The new Inland Revenue Bill, which was gazetted on 16 June 2017, was tabled in Parliament on 5 July 2017. Once passed by Parliament, this Bill will replace the existing Inland Revenue Act No. 10 of 2006.

The objective of introducing the new Bill is to broaden the existing tax base, rationalize the existing tax structure, and simplify the language and to align the tax rules with international best practice. The Ceylon Chamber of Commerce is in the view that formulation of tax policy is the prerogative of the government with due consideration for different stakeholder views.

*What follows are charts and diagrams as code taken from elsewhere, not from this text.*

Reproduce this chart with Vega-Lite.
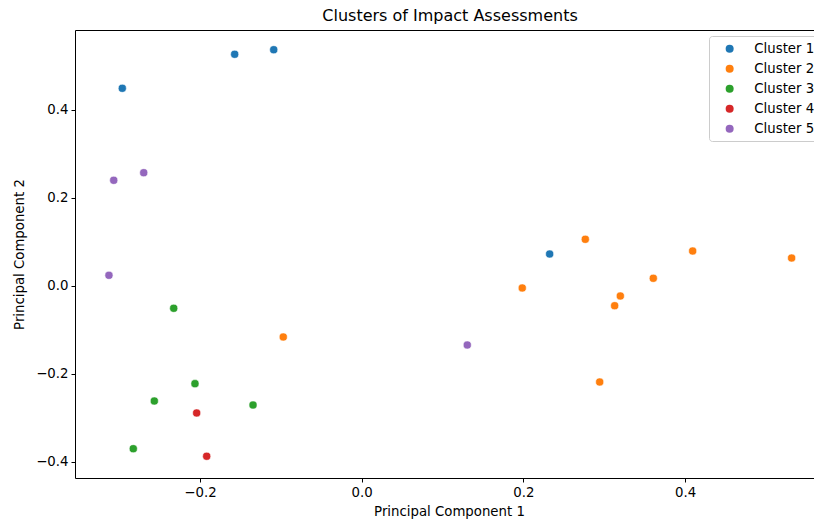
{
  "$schema": "https://vega.github.io/schema/vega-lite/v6.json",
  "autosize": {"type": "none"},
  "width": 740,
  "height": 448,
  "padding": {"left": 75, "top": 30, "right": 0, "bottom": 42},
  "background": "white",
  "view": {"stroke": "black", "strokeWidth": 1},
  "config": {
    "font": "DejaVu Sans",
    "axis": {
      "grid": false,
      "domain": false,
      "tickColor": "black",
      "tickSize": 4,
      "labelColor": "black",
      "labelFontSize": 13.3,
      "titleColor": "black",
      "titleFontSize": 13.3,
      "titleFontWeight": "normal",
      "labelFont": "DejaVu Sans",
      "titleFont": "DejaVu Sans"
    },
    "legend": {
      "labelFont": "DejaVu Sans",
      "labelFontSize": 13.3,
      "labelColor": "black"
    }
  },
  "title": {
    "text": "Clusters of Impact Assessments",
    "font": "DejaVu Sans",
    "fontSize": 16,
    "fontWeight": "normal",
    "color": "black",
    "offset": 6,
    "dx": 5
  },
  "data": {
    "values": [
      {"pc1": -0.2961, "pc2": 0.4493, "cluster": "Cluster 1"},
      {"pc1": -0.1571, "pc2": 0.5266, "cluster": "Cluster 1"},
      {"pc1": -0.1088, "pc2": 0.5370, "cluster": "Cluster 1"},
      {"pc1": 0.2325, "pc2": 0.0727, "cluster": "Cluster 1"},
      {"pc1": -0.0970, "pc2": -0.1159, "cluster": "Cluster 2"},
      {"pc1": 0.1986, "pc2": -0.0045, "cluster": "Cluster 2"},
      {"pc1": 0.2766, "pc2": 0.1061, "cluster": "Cluster 2"},
      {"pc1": 0.2944, "pc2": -0.2182, "cluster": "Cluster 2"},
      {"pc1": 0.3129, "pc2": -0.0448, "cluster": "Cluster 2"},
      {"pc1": 0.3199, "pc2": -0.0227, "cluster": "Cluster 2"},
      {"pc1": 0.3607, "pc2": 0.0175, "cluster": "Cluster 2"},
      {"pc1": 0.4094, "pc2": 0.0795, "cluster": "Cluster 2"},
      {"pc1": 0.5318, "pc2": 0.0636, "cluster": "Cluster 2"},
      {"pc1": -0.2325, "pc2": -0.0507, "cluster": "Cluster 3"},
      {"pc1": -0.2062, "pc2": -0.2220, "cluster": "Cluster 3"},
      {"pc1": -0.2565, "pc2": -0.2614, "cluster": "Cluster 3"},
      {"pc1": -0.1344, "pc2": -0.2705, "cluster": "Cluster 3"},
      {"pc1": -0.2825, "pc2": -0.3698, "cluster": "Cluster 3"},
      {"pc1": -0.2041, "pc2": -0.2886, "cluster": "Cluster 4"},
      {"pc1": -0.1917, "pc2": -0.3870, "cluster": "Cluster 4"},
      {"pc1": -0.3067, "pc2": 0.2402, "cluster": "Cluster 5"},
      {"pc1": -0.2696, "pc2": 0.2575, "cluster": "Cluster 5"},
      {"pc1": -0.3126, "pc2": 0.0243, "cluster": "Cluster 5"},
      {"pc1": 0.1306, "pc2": -0.1341, "cluster": "Cluster 5"}
    ]
  },
  "mark": {"type": "circle", "size": 66, "opacity": 1, "stroke": "white", "strokeWidth": 0.6},
  "encoding": {
    "x": {
      "field": "pc1",
      "type": "quantitative",
      "title": "Principal Component 1",
      "scale": {"domain": [-0.3546, 0.5607], "nice": false, "zero": false},
      "axis": {
        "values": [-0.2, 0, 0.2, 0.4],
        "format": ".1f",
        "labelExpr": "replace(datum.label, '-', '\u2212')",
        "titleX": 374,
        "titlePadding": 6,
        "labelPadding": 3
      }
    },
    "y": {
      "field": "pc2",
      "type": "quantitative",
      "title": "Principal Component 2",
      "scale": {"domain": [-0.4364, 0.5818], "nice": false, "zero": false},
      "axis": {
        "values": [-0.4, -0.2, 0, 0.2, 0.4],
        "format": ".1f",
        "labelExpr": "replace(datum.label, '-', '\u2212')",
        "titlePadding": 9,
        "labelPadding": 3
      }
    },
    "color": {
      "field": "cluster",
      "type": "nominal",
      "title": null,
      "scale": {
        "domain": ["Cluster 1", "Cluster 2", "Cluster 3", "Cluster 4", "Cluster 5"],
        "range": ["#1f77b4", "#ff7f0e", "#2ca02c", "#d62728", "#9467bd"]
      },
      "legend": {
        "orient": "none",
        "legendX": 634,
        "legendY": 6,
        "padding": 6,
        "fillColor": "white",
        "strokeColor": "#cccccc",
        "cornerRadius": 3,
        "symbolType": "circle",
        "symbolSize": 64,
        "symbolStrokeWidth": 0,
        "symbolOffset": 8,
        "labelOffset": 18,
        "rowPadding": 6
      }
    }
  }
}
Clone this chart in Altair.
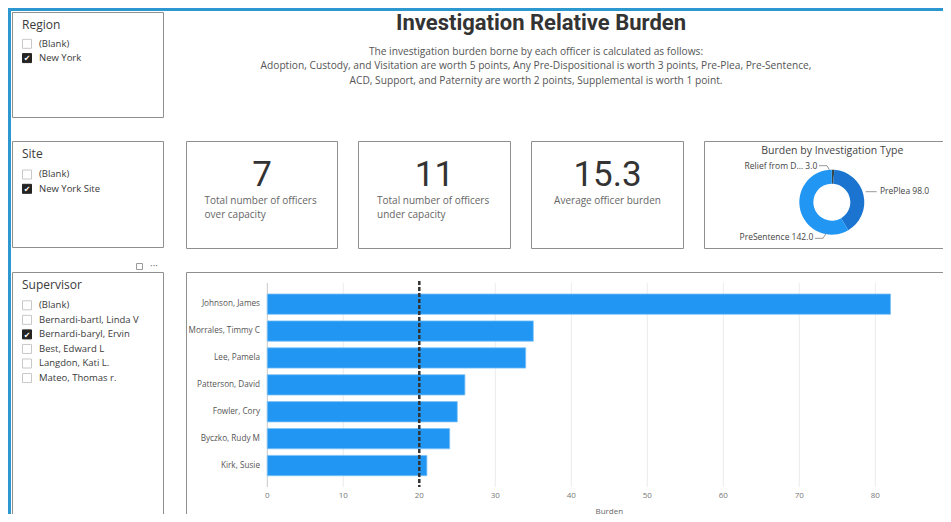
import altair as alt
import pandas as pd

# ---------------- data ----------------
officers = ["Johnson, James", "Morrales, Timmy C", "Lee, Pamela", "Patterson, David",
            "Fowler, Cory", "Byczko, Rudy M", "Kirk, Susie"]
burden = [82, 35, 34, 26, 25, 24, 21]
capacity = [20]
x_ticks = [0, 10, 20, 30, 40, 50, 60, 70, 80, 90]

inv_types = ["Relief from D...", "PrePlea", "PreSentence"]
inv_burden = [3.0, 98.0, 142.0]
inv_colors = ["#374649", "#1B74CF", "#2196F3"]

region_items = ["(Blank)", "New York"]
region_checked = [False, True]
site_items = ["(Blank)", "New York Site"]
site_checked = [False, True]
supervisor_items = ["(Blank)", "Bernardi-bartl, Linda V", "Bernardi-baryl, Ervin",
                    "Best, Edward L", "Langdon, Kati L.", "Mateo, Thomas r."]
supervisor_checked = [False, False, True, False, False, False]

kpi_values = ["7", "11", "15.3"]
kpi_labels = [["Total number of officers", "over capacity"],
              ["Total number of officers", "under capacity"],
              ["Average officer burden"]]

title_text = "Investigation Relative Burden"
subtitle_lines = [
    "The investigation burden borne by each officer is calculated as follows:",
    "Adoption, Custody, and Visitation are worth 5 points, Any Pre-Dispositional is worth 3 points, Pre-Plea, Pre-Sentence,",
    "ACD, Support, and Paternity are worth 2 points, Supplemental is worth 1 point.",
]

# ---------------- layout helpers ----------------
O = 8  # page margin: positions below are page pixels
FONT = "Open Sans"
NUMFONT = "Roboto"
TITLEFONT = "Roboto"
one = pd.DataFrame({"k": [0]})
layers = []


def P(v):
    return v - O


def box(x1, y1, x2, y2, stroke="#8f8f8f", fill="white", sw=1.0):
    return alt.Chart(one).mark_rect(fill=fill, stroke=stroke, strokeWidth=sw).encode(
        x=alt.value(P(x1)), x2=alt.value(P(x2)), y=alt.value(P(y1)), y2=alt.value(P(y2)))


def txt(s, x, y, size, color="#333333", align="left", weight="normal", font=FONT,
        baseline="alphabetic"):
    return alt.Chart(one).mark_text(text=s, align=align, baseline=baseline, fontSize=size,
                                    fontWeight=weight, font=font, color=color).encode(
        x=alt.value(P(x)), y=alt.value(P(y)))


def seg(x1, y1, x2, y2, color="#999999", sw=1.0, dash=None):
    kw = dict(color=color, strokeWidth=sw)
    if dash:
        kw["strokeDash"] = dash
    return alt.Chart(one).mark_rule(**kw).encode(
        x=alt.value(P(x1)), x2=alt.value(P(x2)), y=alt.value(P(y1)), y2=alt.value(P(y2)))


def slicer(title, items, checked, x1, y1, x2, y2, title_base, first_top, step):
    out = [box(x1, y1, x2, y2), txt(title, 22, title_base, 12, "#3a3a3a")]
    for i, (it, ch) in enumerate(zip(items, checked)):
        top = first_top + i * step
        if ch:
            out.append(box(22.5, top, 31.5, top + 9, stroke="#252423", fill="#252423"))
            out.append(txt("\u2714", 27, top + 7.6, 8, "white", align="center",
                           font="DejaVu Sans"))
        else:
            out.append(box(22.5, top, 31.5, top + 9, stroke="#c8c8c8", fill="white"))
        out.append(txt(it, 39, top + 7.2, 9.5, "#3a3a3a"))
    return out


# ---------------- frame ----------------
layers.append(seg(8, 9.5, 951, 9.5, color="#2C98CF", sw=3))
layers.append(seg(9.5, 8, 9.5, 530, color="#2C98CF", sw=3))

# ---------------- slicers ----------------
layers += slicer("Region", region_items, region_checked, 12.5, 12.5, 163.5, 117.5, 28.5, 39.3, 14.3)
layers += slicer("Site", site_items, site_checked, 12.5, 141.5, 163.5, 247.5, 158, 170, 14.3)
layers += slicer("Supervisor", supervisor_items, supervisor_checked, 12.5, 272.5, 163.5, 540,
                 289, 300.8, 14.55)
# header icons of supervisor slicer
layers.append(box(136.5, 263.5, 142.5, 269.5, stroke="#9a9a9a", fill="white"))
layers.append(txt("\u00b7\u00b7\u00b7", 154, 269, 10, "#777777", align="center"))

# ---------------- title ----------------
layers.append(txt(title_text, 541, 30, 22, "#333333", align="center", weight="bold",
                  font=TITLEFONT))
for i, line in enumerate(subtitle_lines):
    layers.append(txt(line, 536, 54.5 + i * 14.5, 10.2, "#555555", align="center"))

# ---------------- KPI cards ----------------
cards = [(186.5, 337.5), (358.5, 510.5), (531.5, 683.5)]
for (cx1, cx2), val, labs in zip(cards, kpi_values, kpi_labels):
    layers.append(box(cx1, 141.5, cx2, 248.5))
    c = (cx1 + cx2) / 2
    layers.append(txt(val, c, 185.5, 35, "#333333", align="center", font=NUMFONT))
    if len(labs) == 1:
        layers.append(txt(labs[0], c, 203.5, 10, "#666666", align="center"))
    else:
        for j, lab in enumerate(labs):
            layers.append(txt(lab, c - 57.5, 203.5 + j * 14, 10, "#666666"))

# ---------------- donut card ----------------
layers.append(box(704.5, 141.5, 980, 248.5))
layers.append(txt("Burden by Investigation Type", 832.3, 154, 10.5, "#444444", align="center"))
donut_df = pd.DataFrame({"type": inv_types, "burden": inv_burden,
                         "ord": list(range(len(inv_types)))})
layers.append(
    alt.Chart(donut_df).mark_arc(outerRadius=32.5, innerRadius=18.5).encode(
        theta=alt.Theta("burden:Q", stack=True),
        color=alt.Color("type:N", scale=alt.Scale(domain=inv_types, range=inv_colors),
                        legend=None),
        order=alt.Order("ord:Q"),
        x=alt.value(P(831.8)), y=alt.value(P(202.2)),
    )
)
lab = {t: f"{t} {v:.1f}" for t, v in zip(inv_types, inv_burden)}
layers.append(txt(lab["Relief from D..."], 817.3, 169, 8.5, "#444444", align="right"))
layers.append(seg(819, 165.7, 827, 165.7))
layers.append(seg(827, 165.7, 829.5, 170))
layers.append(txt(lab["PrePlea"], 880, 194, 8.5, "#444444"))
layers.append(seg(865.7, 191.7, 876.7, 191.7))
layers.append(txt(lab["PreSentence"], 813.3, 240.3, 8.5, "#444444", align="right"))
layers.append(seg(815, 238.3, 823, 238.3))
layers.append(seg(823, 238.3, 826, 233.5))

# ---------------- bar chart card ----------------
layers.append(box(186.5, 272.5, 980, 540))
xscale = alt.Scale(domain=[0, 90], range=[P(267.3), P(951.3)])
yscale = alt.Scale(domain=officers, range=[P(290.7), P(479)], paddingInner=0.245,
                   paddingOuter=0.1225)
ticks_df = pd.DataFrame({"t": x_ticks})
grid_df = pd.DataFrame({"t": x_ticks[1:]})
zero_df = pd.DataFrame({"t": x_ticks[:1]})
bars_df = pd.DataFrame({"name": officers, "burden": burden})
cap_df = pd.DataFrame({"cap": capacity})

layers.append(alt.Chart(grid_df).mark_rule(color="#ececec", strokeWidth=1).encode(
    x=alt.X("t:Q", scale=xscale, axis=None), y=alt.value(P(283)), y2=alt.value(P(487))))
layers.append(alt.Chart(zero_df).mark_rule(color="#c8c8c8", strokeWidth=1).encode(
    x=alt.X("t:Q", scale=xscale, axis=None), y=alt.value(P(283)), y2=alt.value(P(487))))
layers.append(alt.Chart(bars_df).mark_bar(color="#2196F3", stroke="#7cc3f8", strokeWidth=0.8).encode(
    x=alt.X("burden:Q", scale=xscale, axis=None),
    y=alt.Y("name:N", scale=yscale, axis=None),
))
layers.append(alt.Chart(bars_df).mark_text(align="right", baseline="middle", fontSize=8.2,
                                           font=FONT, color="#555555").encode(
    x=alt.value(P(260)), y=alt.Y("name:N", scale=yscale, axis=None), text="name:N"))
layers.append(alt.Chart(cap_df).mark_rule(color="#333333", strokeWidth=2.5,
                                          strokeDash=[4, 2]).encode(
    x=alt.X("cap:Q", scale=xscale, axis=None), y=alt.value(P(281)), y2=alt.value(P(487))))
layers.append(alt.Chart(ticks_df).mark_text(align="center", baseline="alphabetic", fontSize=8,
                                            font=FONT, color="#777777").encode(
    x=alt.X("t:Q", scale=xscale, axis=None), y=alt.value(P(498.3)), text="t:Q"))
layers.append(txt("Burden", 609.3, 513.5, 8, "#666666", align="center"))

chart = alt.layer(*layers).properties(
    width=935, height=506, padding=0, autosize="none", background="white"
).configure_view(stroke=None)

chart.save("out.html", embed_options={"renderer": "svg", "actions": False})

The Chamber was engaged in the drafting stages of the Bill and made several representations to the government on behalf of its members and the general taxpaying public without compromising the government's effort of increasing revenue collection.
"Some of the key submission by the chamber were to maintain the current law relating to taxing dividends, interest, and the business of life insurance, sale of shares in the Colombo Stock Exchange, concessionary rate of tax for thrust industries such as agriculture, education and......exports, simplify the capital allowances structure proposed in the new Bill and to maintain the same tax structure," CCC said in a statement.

"We are happy to note that most submissions were accepted whilst the Chamber is yet negotiating with government to accept certain provisions to do with the practical implementation of the proposed law," it said.